Le lendemain de l'enterrement, il y a eu l'incinération.
Sur le coup, je vous aurais sans doute décrit les choses autrement que je ne vais le faire. Avec le temps, les petits détails ont perdu de leur importance. Ce qui est resté, c'est le sentiment. Et je n'arrive même pas à mettre un nom sur le sentiment.

Ce n'est pas de la tristesse. Je ne suis pas triste. On est triste quand on vient de se faire larguer, pas quand on perd son papa.
Ce n'est pas du désespoir. Ce n'est pas moi qui suis morte, c'est mon papa, et un papa, c'est fait pour mourir, c'est entendu, surtout quand ça meurt depuis des mois.
Ce n'est pas de l'angoisse, même si la mort n'est qu'un gros trou noir.
Ce n'est pas de la colère, parce que la colère, c'est de vouloir frapper. Et là, je ne voulais frapper personne, ni quelqu'un, ni moi-même, ni le cercueil. Je n'aurais pas même frappé Dieu si je l'avais eu en face de moi.

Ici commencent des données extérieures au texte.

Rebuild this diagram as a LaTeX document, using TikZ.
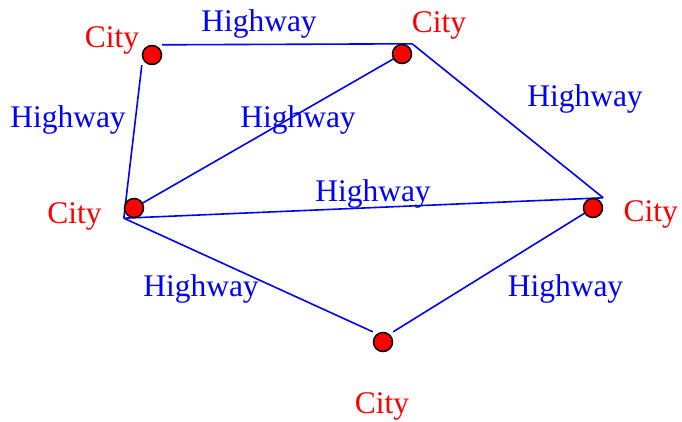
\documentclass[tikz,border=0pt]{standalone}
\usepackage{fontspec}
\setmainfont{Liberation Serif}
\definecolor{hwblue}{RGB}{0,0,255}
\definecolor{cityred}{RGB}{255,0,0}
\begin{document}
\begin{tikzpicture}[x=1pt,y=-1pt,
  cbox/.style={rectangle,minimum size=20pt,inner sep=0pt,draw=none},
  city/.style={circle,fill=cityred,draw=black,line width=1.5pt,minimum size=19pt,inner sep=0pt},
  road/.style={draw=hwblue,line width=1.6pt},
  hw/.style={text=hwblue,anchor=base,inner sep=0pt,font=\fontsize{31.5}{31.5}\selectfont},
  ct/.style={text=cityred,anchor=base,inner sep=0pt,font=\fontsize{31.5}{31.5}\selectfont}]
\useasboundingbox (0,0) rectangle (682,422);
% invisible boxes around the cities
\node[cbox] (Ab) at (152,55) {};
\node[cbox] (Bb) at (402,54) {};
\node[cbox] (Cb) at (134,208) {};
\node[cbox] (Db) at (593,208) {};
\node[cbox] (Eb) at (383,342) {};
% highways
\draw[road] (Ab.north east) -- (Bb.north east);
\draw[road] (Ab.south west) -- (Cb.south west);
\draw[road] (Bb.center) -- (Cb.center);
\draw[road] (Bb.north east) -- (Db.north east);
\draw[road] (Cb.south west) -- (Db.north east);
\draw[road] (Cb.south west) -- (Eb.north west);
\draw[road] (Eb.north east) -- (Db.center);
% cities
\node[city] (A) at (Ab) {};
\node[city] (B) at (Bb) {};
\node[city] (C) at (Cb) {};
\node[city] (D) at (Db) {};
\node[city] (E) at (Eb) {};
% labels
\node[ct] (lA) at (112,48) {City};
\node[ct] (lB) at (439,32.3) {City};
\node[ct] (lC) at (74.5,223.3) {City};
\node[ct] (lD) at (650.7,221.7) {City};
\node[ct] (lE) at (382,413.3) {City};
\node[hw] (hAB) at (259,32) {Highway};
\node[hw] (hAC) at (68,127.7) {Highway};
\node[hw] (hBC) at (298,127.3) {Highway};
\node[hw] (hBD) at (585,106.7) {Highway};
\node[hw] (hCD) at (373,201.7) {Highway};
\node[hw] (hCE) at (201,296.7) {Highway};
\node[hw] (hDE) at (565.5,296.7) {Highway};
\end{tikzpicture}
\end{document}
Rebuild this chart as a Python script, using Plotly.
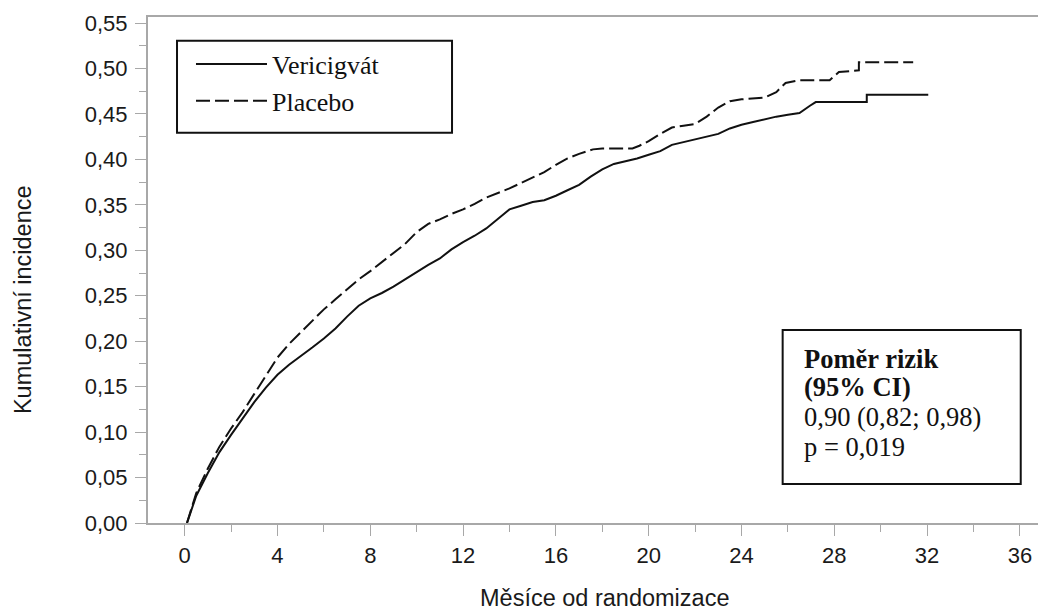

Non, c'était un autre sentiment.
Un "putain mais non, quoi !" ancré dans la poitrine.
C'est l'arrivée sur place, et piétiner en attendant. Attendre le corbillard, attendre que ce soit l'heure, il fallait tout le temps attendre, et le temps s'étirait en longueur, une minute durait tellement longtemps.
Mais enfin on sait bien que ce temps va finir par passer, et qu'à un moment on va en sortir de cette pièce, et qu'à un moment on sera de retour à la maison et que ce sera terminé.

Alors voilà, le cercueil a fini par descendre au son de l'hymne de son école, et c'était vraiment beau, parce que la chanson était gaie.

Et j'ai pleuré.
Et j'tétais mal à l'aise de pleurer. Il y avait tous ces gens autour de nous, et j'avais l'impression de pleurer pour eux, et pas pour mon père. C'était très énervant et très frustrant.

Ma mère est venue à moi, et elle m'a dit ces mots, que je n'oublierai jamais, même si je devais vivre mille ans.
Tu sais que papa était tellement content de toi. Tu étais sa fierté. Il voulait que tu continues, que tu n'arrêtes surtout pas. Il a toujours vu pour toi un avenir incroyable.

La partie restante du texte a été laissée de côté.